I think it's okay to recommend a specific naming convention but historically my view is this: https://discuss.python.org/t/providing-a-way-to-specify-how-to-run-tests-and-docs/15016/49
Basically, I am very wary of standardization for environment manager configuration. As long as we don't start advocating for extra stuff then it seems relatively innocuous to me 🙂
Wow, I didn't realize "test" and "doc" were already reserved as the testing and docs extras. Especially since "docs" is 3x more popular. Thanks!
I recommend we follow Python's standards then for extras, at least for test.
I've opened https://github.com/pypa/hatch/issues/1553 to suggest hatch pick up on the test extra by default.

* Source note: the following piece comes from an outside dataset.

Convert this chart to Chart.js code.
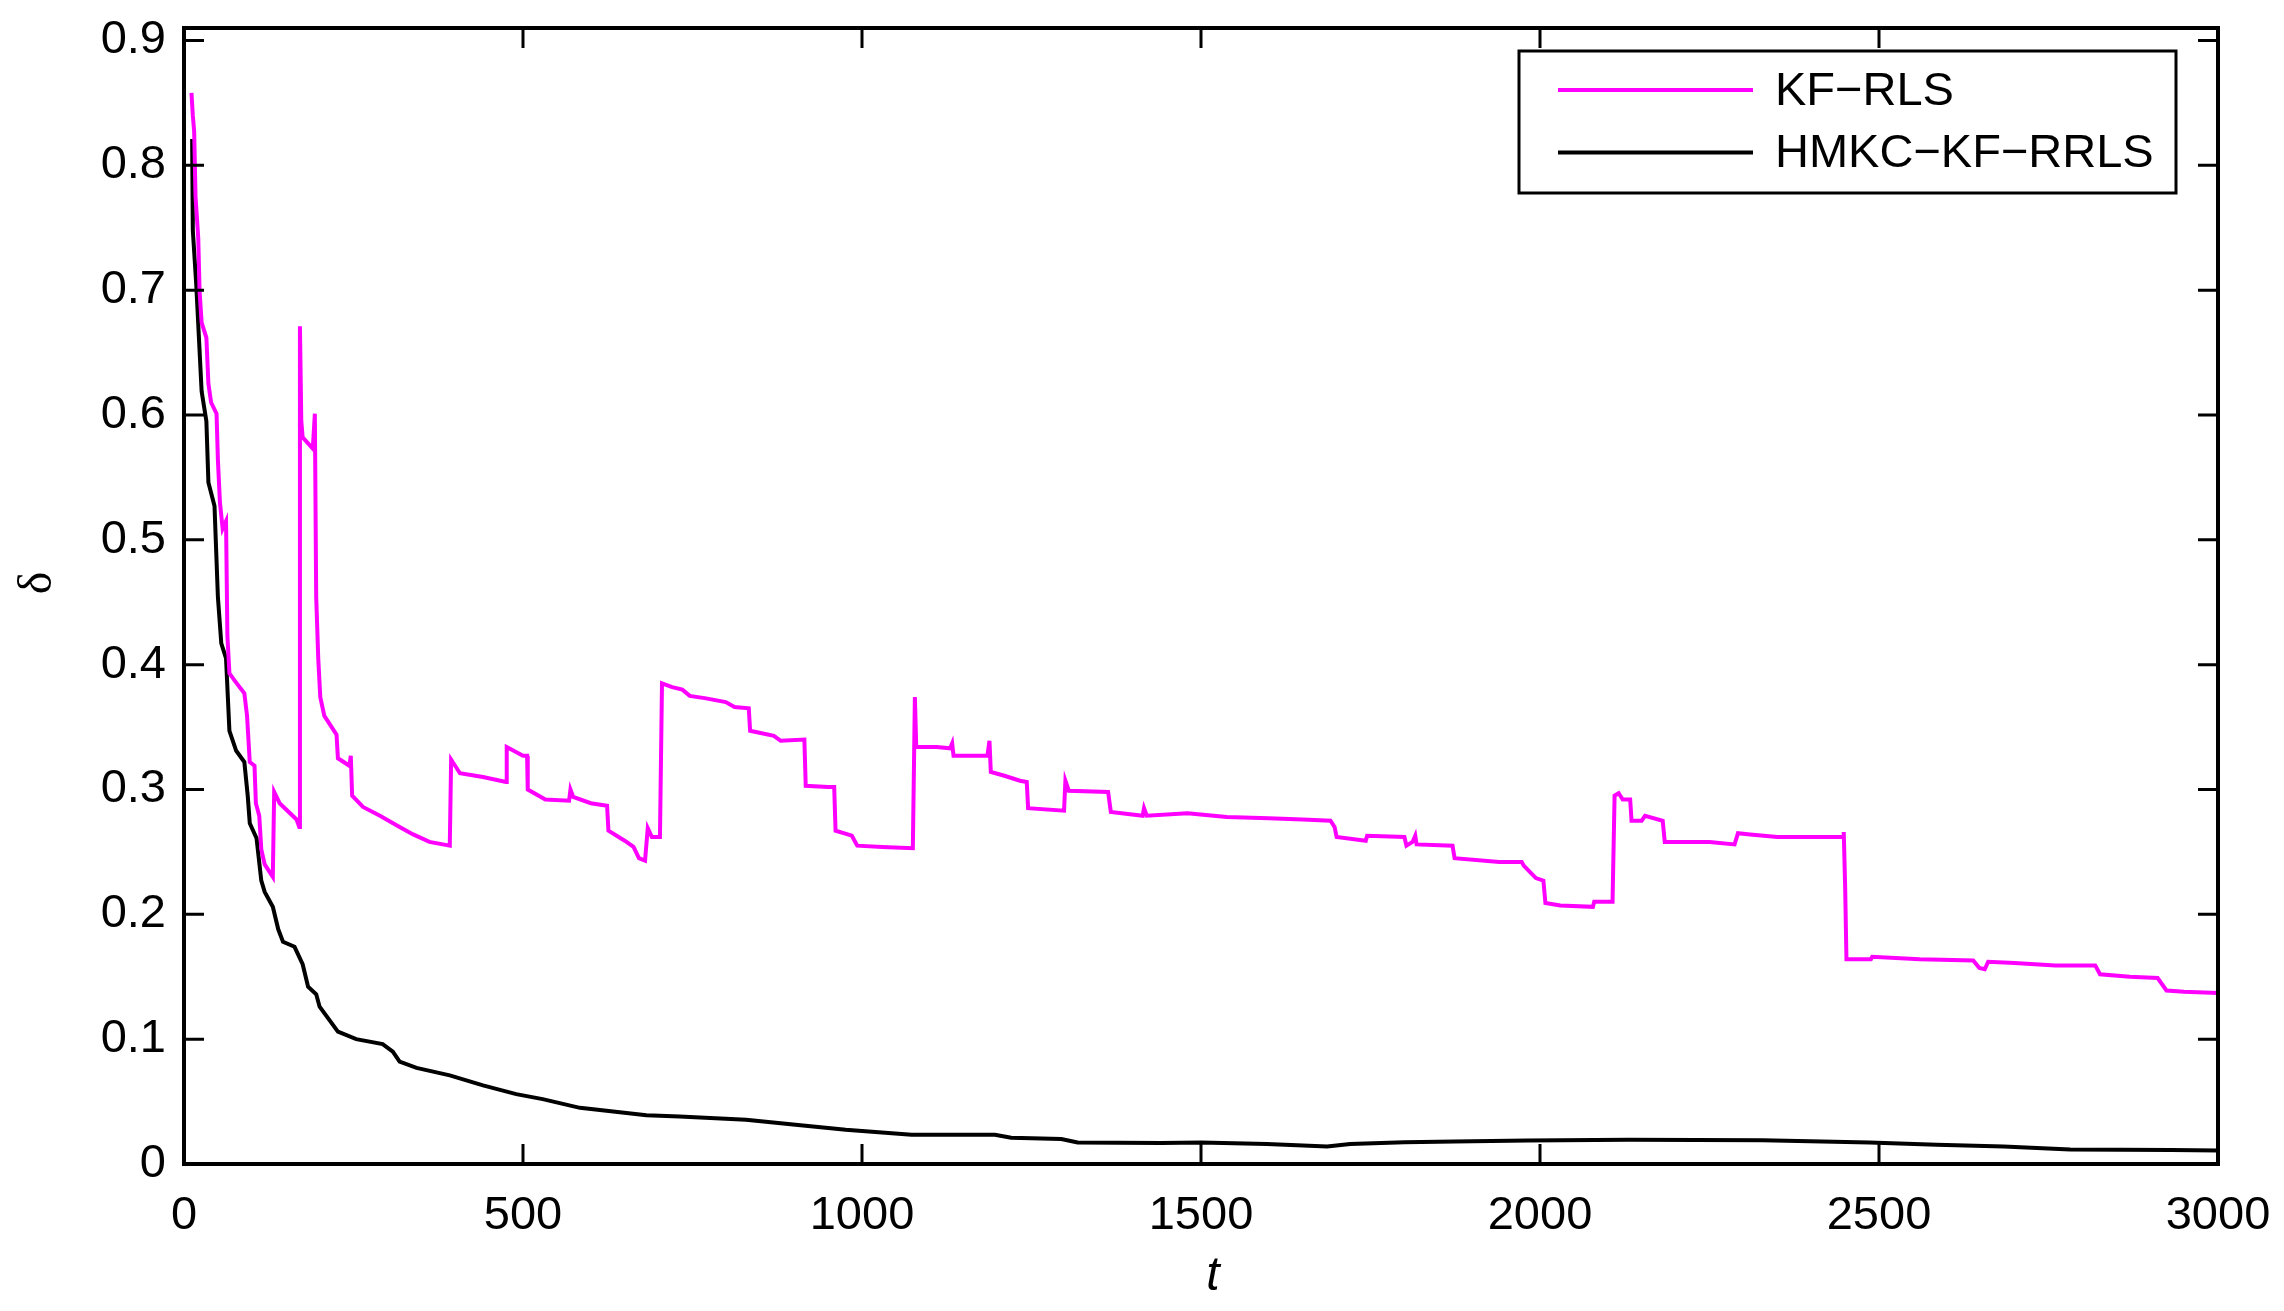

I didn't know what the SPEC was about, and found the term "target" quite confusing; would "Recommended naming conventions" capture the whole scope well enough?
My recommendation: Avoid mentioning extras for now. I don't think a SPEC should make a recommendation in direct opposition to the official guidelines lightly, so we can open a discussion about [doc] vs. [docs] on discuss.python.org. Hatch will have native support for the one that is in the standard, so there's an incentive to follow the standard; let's see if people are interested in changing the standard to match common usage. I want to rerun my numbers against a more recent copy of PyPI before opening an issue. Others feel free to if you can first.
Long term, having the recommendations on extras is good, but let's not hastily add something that contracts a 7+ year old official guideline. The most important thing it to have a standard, so tools can automatically optimize if you follow it.
I'd replace the word "target" everywhere with "task", as it's referring to task runner's unit of work, which I think "task" conveys in a tool-agnostic way. Nox calls them sessions. And I think "Recommended naming conventions" is a better SPEC name, too.